Setembro de 2019. O PLIN do inbox do Linkedin anunciava mais do que uma mensagem, uma mudança no jeito que eu iria encarar a profissão para sempre. Era a recruiter de uma empresa que eu já admirava muito me convidando a participar de um processo para ser Diretora Criativa. Cuidar e ajudar a construir a marca em todas as suas expressões e pontos de contato. Basicamente, trabalhar o presente e prepará-la para o futuro. Confesso que não tinha ideia de como seria, e os primeiros meses foram de puro aprendizado e descobertas. A parte boa é que a minha bagagem era muito bem-vinda, então a troca era constante. Para falar a verdade, tive o friozinho na barriga de virar júnior de novo. Nessa experiência, tive acesso ao tipo de informação que nunca sonhei em ter trabalhando com marcas em agências. Descobri e entendi que o tal do “cliente” só é cliente durante 10% do tempo. Os outros 90% são compostos por trabalho interno, profundo, de entendimento de demandas e dores – algumas presentes nas entrelinhas – e criar soluções para saná-las. Fui impactada pelo fato de que as melhores ideias quase nunca são aquelas que vão ser premiadas em festivais, mas sim as que trazem resultados e mudam o ponteiro, no curto e no médio prazo. Vai dizer que um cupom aplicado no horário certo ajudando a fechar a meta da semana não é uma puta ideia? Aprendi também que adotar práticas mais processuais não significa se render à burocracia, mas sim facilitar o trabalho e, por consequência, melhorá-lo. Sabe a famosa refação? Então, em processos mais azeitados ela diminui como num passe de mágica. Não é incrível?
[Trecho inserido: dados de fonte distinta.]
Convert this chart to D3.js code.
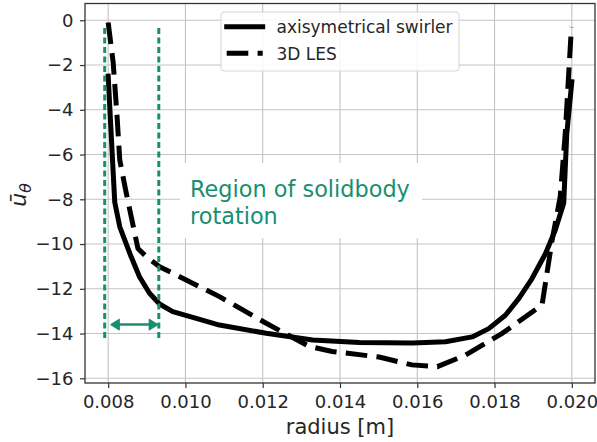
<!DOCTYPE html>
<html>
<head>
<meta charset="utf-8">
<script src="https://cdn.jsdelivr.net/npm/d3@7"></script>
<style>
  html, body { margin: 0; padding: 0; background: #fff; }
  svg { display: block; font-family: "DejaVu Sans", sans-serif; }
</style>
</head>
<body>
<svg id="chart" width="597" height="442"></svg>
<script>
// Tangential velocity profiles across the swirler radius
const radiusSwirler = [0.00800, 0.00806, 0.00812, 0.00817, 0.00830, 0.00856, 0.00881, 0.00907, 0.00933, 0.00967, 0.01028, 0.01088, 0.01209, 0.01329, 0.01450, 0.01587, 0.01673, 0.01742, 0.01785, 0.01828, 0.01863, 0.01897, 0.01932, 0.01957, 0.01979, 0.01987, 0.02000];
const uSwirler      = [-2.5, -4.5, -6.5, -8.13, -9.23, -10.42, -11.46, -12.2, -12.68, -13.02, -13.32, -13.62, -13.99, -14.29, -14.4, -14.42, -14.37, -14.15, -13.78, -13.18, -12.43, -11.54, -10.42, -9.38, -8.18, -5.06, -2.75];

const radiusLES = [0.00800, 0.00813, 0.00823, 0.00830, 0.00847, 0.00877, 0.00899, 0.00933, 0.00985, 0.01088, 0.01209, 0.01321, 0.01380, 0.01501, 0.01586, 0.01652, 0.01725, 0.01820, 0.01923, 0.01949, 0.01970, 0.01983, 0.01999];
const uLES      = [-0.1, -1.9, -4.3, -6.25, -7.74, -10.2, -10.57, -11.01, -11.46, -12.35, -13.54, -14.58, -14.8, -15.05, -15.4, -15.48, -14.96, -13.99, -12.72, -9.82, -7.89, -5.06, -0.3];

const seriesNames = ["axisymetrical swirler", "3D LES"];

const xTicks = [0.008, 0.010, 0.012, 0.014, 0.016, 0.018, 0.020];
const yTicks = [0, -2, -4, -6, -8, -10, -12, -14, -16];

// Solid-body rotation region: bounds in radius and vertical extent
const regionBounds = [0.00791, 0.00931];
const regionSpan = [-14.2, -0.2];
const regionArrow = [0.00805, 0.00930];
const regionArrowLevel = -13.6;
const regionLabel = ["Region of solidbody", "rotation"];

const svg = d3.select("#chart");
const plot = { left: 85, right: 595, top: 3.5, bottom: 383 };

const x = d3.scaleLinear().domain([0.0074, 0.0206]).range([plot.left, plot.right]);
const y = d3.scaleLinear().domain([-16.21, 0.75]).range([plot.bottom, plot.top]);

const green = "#178f70";
const ink = "#262626";

// grid
const grid = svg.append("g");
grid.selectAll("line.vx").data(xTicks).join("line")
  .attr("x1", d => x(d)).attr("x2", d => x(d))
  .attr("y1", plot.top).attr("y2", plot.bottom)
  .attr("stroke", "#c4c4c4").attr("stroke-width", 1.1);
grid.selectAll("line.hy").data(yTicks).join("line")
  .attr("y1", d => y(d)).attr("y2", d => y(d))
  .attr("x1", plot.left).attr("x2", plot.right)
  .attr("stroke", "#c4c4c4").attr("stroke-width", 1.1);

// axes
const fmtX = d3.format(".3f");
const fmtY = d => d3.format("d")(d).replace("-", "\u2212");
const xAxis = svg.append("g").attr("transform", `translate(0,${plot.bottom})`)
  .call(d3.axisBottom(x).tickValues(xTicks).tickFormat(fmtX).tickSize(5).tickPadding(7));
const yAxis = svg.append("g").attr("transform", `translate(${plot.left},0)`)
  .call(d3.axisLeft(y).tickValues(yTicks).tickFormat(fmtY).tickSize(5).tickPadding(6.5));
[xAxis, yAxis].forEach(a => {
  a.select(".domain").remove();
  a.selectAll(".tick line").attr("stroke", "#333").attr("stroke-width", 1.2);
  a.selectAll(".tick text").attr("fill", ink).style("font-size", "18px").style("font-family", "DejaVu Sans");
});

// annotation background box
svg.append("rect")
  .attr("x", 180).attr("y", 163).attr("width", 242).attr("height", 75)
  .attr("fill", "#fff");

// profiles
const line = d3.line().x(d => x(d[0])).y(d => y(d[1]));
svg.append("path")
  .datum(d3.zip(radiusSwirler, uSwirler))
  .attr("d", line).attr("fill", "none")
  .attr("stroke", "#000").attr("stroke-width", 5)
  .attr("stroke-linejoin", "round").attr("stroke-linecap", "square");
svg.append("path")
  .datum(d3.zip(radiusLES, uLES))
  .attr("d", line).attr("fill", "none")
  .attr("stroke", "#000").attr("stroke-width", 5)
  .attr("stroke-linejoin", "round")
  .attr("stroke-dasharray", "21.6,9.3");

// solid-body region markers
svg.selectAll("line.region").data(regionBounds).join("line")
  .attr("x1", d => x(d)).attr("x2", d => x(d))
  .attr("y1", y(regionSpan[0])).attr("y2", y(regionSpan[1]))
  .attr("stroke", green).attr("stroke-width", 3)
  .attr("stroke-dasharray", "6,3.5");

const ay = y(regionArrowLevel);
const ax0 = x(regionArrow[0]), ax1 = x(regionArrow[1]);
svg.append("line").attr("x1", ax0 + 2).attr("x2", ax1 - 2).attr("y1", ay).attr("y2", ay)
  .attr("stroke", green).attr("stroke-width", 2.5);
svg.append("path")
  .attr("d", `M${ax0 + 9},${ay - 5} L${ax0 + 1},${ay} L${ax0 + 9},${ay + 5} Z M${ax1 - 9},${ay - 5} L${ax1 - 1},${ay} L${ax1 - 9},${ay + 5} Z`)
  .attr("fill", green).attr("stroke", green).attr("stroke-width", 1.5).attr("stroke-linejoin", "round");

svg.append("text")
  .attr("x", 190).attr("y", 197)
  .attr("fill", green).style("font-size", "22.4px")
  .selectAll("tspan").data(regionLabel).join("tspan")
  .attr("x", 190).attr("dy", (d, i) => i ? 26.5 : 0)
  .text(d => d);

// frame
svg.append("rect")
  .attr("x", plot.left).attr("y", plot.top)
  .attr("width", plot.right - plot.left).attr("height", plot.bottom - plot.top)
  .attr("fill", "none").attr("stroke", "#333").attr("stroke-width", 1.3);

// legend
const legend = svg.append("g");
legend.append("rect")
  .attr("x", 221).attr("y", 12).attr("width", 238).attr("height", 59).attr("rx", 3)
  .attr("fill", "#fff").attr("fill-opacity", 0.85)
  .attr("stroke", "#d6d6d6").attr("stroke-width", 1);
const legendRows = legend.selectAll("g.row").data(seriesNames).join("g")
  .attr("transform", (d, i) => `translate(0,${26.7 + i * 26.6})`);
legendRows.append("line")
  .attr("x1", 226.7).attr("x2", 262.7).attr("y1", 0).attr("y2", 0)
  .attr("stroke", "#000").attr("stroke-width", 5)
  .attr("stroke-linecap", (d, i) => i ? "butt" : "square")
  .attr("stroke-dasharray", (d, i) => i ? "21.6,9.3" : null);
legendRows.append("text")
  .attr("x", 276.5).attr("y", 6.3)
  .attr("fill", ink).style("font-size", "17px")
  .text(d => d);

// axis labels
svg.append("text")
  .attr("x", 340).attr("y", 433.5).attr("text-anchor", "middle")
  .attr("fill", ink).style("font-size", "21px")
  .text("radius [m]");
const yl = svg.append("text")
  .attr("transform", "translate(26,195) rotate(-90)")
  .attr("text-anchor", "middle")
  .attr("fill", ink).style("font-size", "22px").style("font-style", "italic");
yl.append("tspan").text("\u016B");
yl.append("tspan").attr("dy", 4.5).style("font-size", "15.5px").text("\u03B8");
</script>
</body>
</html>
Há 7 meses, depois de tomar umas das decisões mais difíceis da minha carreira, pulei pro lado de cá (ou de lá) do tal balcão. Se eu voltei para agência porque não estava curtindo trabalhar em marca? Não, muito pelo contrário. Decidi voltar porque eu estava louca para implementar meus novos aprendizados na profissão pela qual eu sempre fui apaixonada. E a conclusão a que cheguei – e que tento dividir – é que a cratera que divide os dois universos deve diminuir cada vez mais. Seria ingênuo da minha parte achar que ela vai sumir, já que estar dentro da empresa dá acesso ilimitado a informações. Mas, interessar-se verdadeiramente pelos negócios dos clientes e entender suas dores e necessidades é o melhor jeito de trilhar caminhos que os criativos normalmente não percorrem. E, dessa forma, estreitar a relação e colocar mais trabalhos relevantes na rua. Vai por mim: funciona.
Durante 2 anos eu não fui cliente. Fui uma profissional de marca que, entre outras mil atribuições, dividia as necessidades da ponta do iceberg com as agências e fomentava a parceria para chegar na melhor solução para ambos os lados. Entendi que ninguém é menos “criativo” porque se interessa por vendas.
Quando o balcão vira uma mesa, daquelas redondas, com várias cadeiras, onde os presentes conversam e trocam livremente, o resultado vem para todos.